И откуда-то издалека тонкий капризный голос старого знакомого, вьющийся около обманчиво спокойствия всемилостивейшей, тонкий капризный голос:

– Истерическим росчерком голые скользкие ветки перекрыли дорогу и ветхую плесень небес. Не кончается влага в чернильнице, и у беседки в опустевшем саду под кустами скрывается бес.

Бокалы плывут над столом.

– Выпьем за поэзию и за предмет поэзии – женщину! – Не предмет, дорогой, а источник! – Пьем за источник… – И за жажду! – Совершенно бессмысленный тост, а впрочем, как угодно…

Лица гостей удлиняются, переливаются, искажаясь во взметнувшихся бокалах, собираются в трепещущий горячий шар над столом, шар взрывается, осколки разлетаются с хрустальным звоном, дыхание мое останавливается, но я сразу же прихожу в себя от вспыхнувшего в моих глазах лица Юлии. Я прослушал, я не понимаю происходящего, всемилостивейшая держит мою руку и не пускает.

– Пусть она уходит, ей просто стало дурно…

Я что-то произнес? Свояченица, почти касаясь моего уха губами, шепчет: – «Не делай глупостей, дай ей уйти…»

7

Отчего так мрачен, словно Сатурн,
где шутки легкокрылые твои,
шелестевшие в рощах Эрота? —
заговорили обступившие меня Арей,
Лициний, Альбий, Септимий, Помпей.
Чашу Цекуба я отстранил:
Жажду иного напитка. —
Рассмеялись друзья. О каком напитке
веду я речь? Стали предлагать название
напитку: Податливость Лаиды,
Неутолимость Октавии, Нежность Левкатиды,
Невинность Люцины, Стыдливость Лесбии,
Неукротимость Латонии.

Неужели, я обречена все замечать, даже если какой-то высшей силой установлена идиллия, я не пропускаю ни единого лишнего значения, собираю терпеливо, лепесток к лепестку, а ночью, надышавшись дурмана составленного букета, задыхаюсь, меня душит ясность, я вижу все и предвижу, но не вмешиваюсь, потому что невозможно самой придумать себе светлую роль, на светлых одеждах окажутся серые пятна неведомых мне помыслов, и тогда не убежать, не скрыться – участвовать до конца и может, будет суждено подать милой сестре моей сладкую отраву всезнания и всевидения?

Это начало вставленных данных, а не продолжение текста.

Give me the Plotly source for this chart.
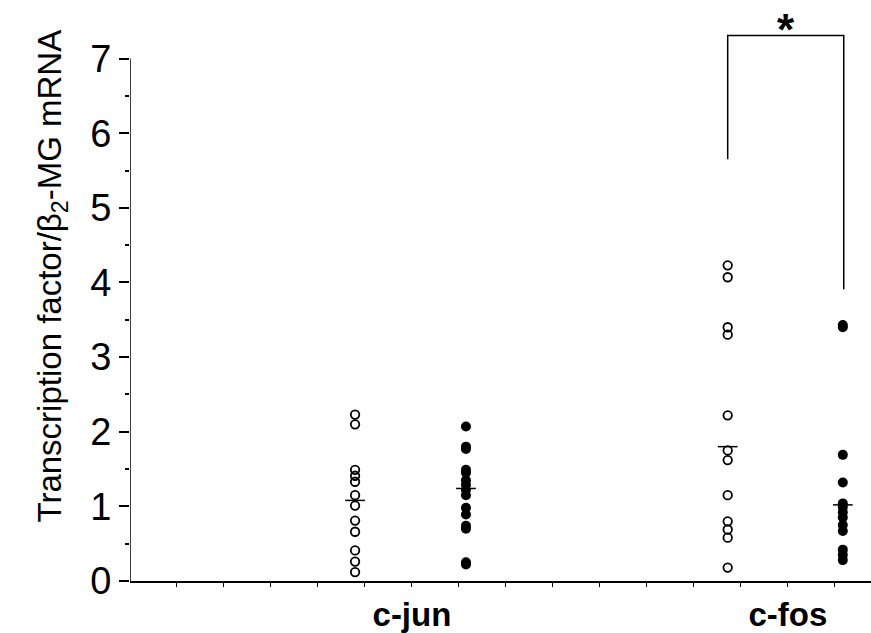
import plotly.graph_objects as go

# ---- data ----
categories = ["c-jun", "c-fos"]
cjun_open = [2.23, 2.10, 1.49, 1.41, 1.33, 1.15, 1.01, 0.81, 0.66, 0.41, 0.26, 0.12]
cjun_filled = [2.07, 1.80, 1.77, 1.49, 1.45, 1.35, 1.29, 1.22, 1.15, 0.98, 0.89, 0.74, 0.70, 0.25, 0.22]
cfos_open = [4.23, 4.07, 3.40, 3.30, 2.22, 1.75, 1.62, 1.15, 0.80, 0.69, 0.58, 0.18]
cfos_filled = [3.43, 3.40, 1.69, 1.32, 1.04, 0.99, 0.92, 0.85, 0.75, 0.67, 0.42, 0.35, 0.28]
group_means = [1.08, 1.24, 1.80, 1.02]
y_ticks = [0, 1, 2, 3, 4, 5, 6, 7]

# ---- layout positions ----
group_x = [4.79, 7.15, 12.72, 15.17]
cat_x = [6, 14]
bracket = dict(x0=12.72, x1=15.19, yl=5.65, yr=3.91, ytop=7.31)
FONT = "Liberation Sans, Arial, sans-serif"

fig = go.Figure()
series = [cjun_open, cjun_filled, cfos_open, cfos_filled]
filled = [False, True, False, True]
for xs, vals, f in zip(group_x, series, filled):
    fig.add_trace(go.Scatter(
        x=[xs] * len(vals), y=vals, mode="markers",
        marker=dict(symbol="circle" if f else "circle-open",
                    size=10 if f else 8.5,
                    color="black",
                    line=dict(color="black", width=1.8 if not f else 0)),
        showlegend=False, cliponaxis=False))

for xs, m in zip(group_x, group_means):
    fig.add_trace(go.Scatter(x=[xs - 0.21, xs + 0.21], y=[m, m], mode="lines",
                             line=dict(color="black", width=1.5), showlegend=False))

# significance bracket
fig.add_trace(go.Scatter(
    x=[bracket["x0"], bracket["x0"], bracket["x1"], bracket["x1"]],
    y=[bracket["yl"], bracket["ytop"], bracket["ytop"], bracket["yr"]],
    mode="lines", line=dict(color="black", width=1.5), showlegend=False))
fig.add_annotation(x=(bracket["x0"] + bracket["x1"]) / 2, y=bracket["ytop"],
                   text="<b>*</b>", showarrow=False, yanchor="middle", yshift=6,
                   font=dict(size=44, color="black", family=FONT))

# y axis line (only up to 7)
fig.add_shape(type="line", x0=0, x1=0, y0=0, y1=7, xref="x", yref="y",
              line=dict(color="black", width=1.5))

fig.add_annotation(xref="paper", yref="paper", x=-0.105, y=0.548,
                   xanchor="center", yanchor="middle",
                   text="Transcription factor/β<sub>2</sub>-MG mRNA",
                   textangle=-90, showarrow=False,
                   font=dict(size=33, color="black", family=FONT))

ticktext = [""] * 15
tickvals = list(range(1, 16))
for cx, c in zip(cat_x, categories):
    ticktext[cx - 1] = "<b>" + c + "</b>"

fig.update_layout(
    width=871, height=633,
    margin=dict(l=130, r=0, t=25, b=50),
    paper_bgcolor="white", plot_bgcolor="white",
    font=dict(family=FONT, color="black"),
    xaxis=dict(range=[0, 15.77], showline=True, linecolor="black", linewidth=1.5,
               ticks="outside", ticklen=4, tickcolor="black", tickwidth=1,
               tickvals=tickvals, ticktext=ticktext, tickfont=dict(size=33),
               showgrid=False, zeroline=False),
    yaxis=dict(range=[0, 7.45], showline=False, ticks="outside", ticklen=10,
               tickcolor="black", tickwidth=1.5, tickvals=y_ticks,
               tickfont=dict(size=38), showgrid=False, zeroline=False,
               minor=dict(tickvals=[0.5, 1.5, 2.5, 3.5, 4.5, 5.5, 6.5],
                          ticks="outside", ticklen=4, tickcolor="black", showgrid=False)),
)

fig.write_html("out.html")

Они сознаются друг другу только в несущественном и лгут, весело притворяясь детьми, влюбленными в шалости. И я люблю ее, прощая знакомое мне, и я могу любить его за то, что незнакомо мне, но понятно… Я могу жить рядом с ними и благословлять сегодняшний покой, но завтра уже наступило, и не один его взгляд, влюбленный и древний, на испугавшуюся этого взгляда Юлию был причиной мучительного скандала тем далеким майским вечером…

Она так боится умереть, чтобы эти же люди обсуждали трагедию и сочувствовали мужу и мне. У бедной моей сестренки совсем нет сил бояться забвения. Ей мало даже моей любви, а я не смогу жить после нее, не переживу и одной ночи.

Какая нелепость эти люди, приходившие постоянно в гости, и они виноваты в случившемся, и даже признающийся во всем автопортрет с перевязанным ухом и больным взглядом, к чему теперь терзать себя и окружающих, его тоже забудут.

Только несколько месяцев прошло, а моя болезнь вернулась, я не могу прожить и дня без горькой усмешки, не могу самый обыденный разговор не увенчать сарказмом. Я моложе сестры, но стану старше, если не соберусь вовремя…

Как-то весной мы прогуливались с сестрой в парке и почти не разговаривали, только улыбались. И какой-то незнакомец, подойдя к нам, отчетливо произнес: «Улыбайтесь, всему свое время», – и ушел, не дожидаясь нашего движения. Я хотела его окликнуть, но сестра коснулась меня рукой и сказала:

– Где-то я видела этого человека, видела зимой…

И никакие мои уверения в случайности и бессмысленности происшедшего не смогли ее убедить, оттолкнуть от закатной грусти.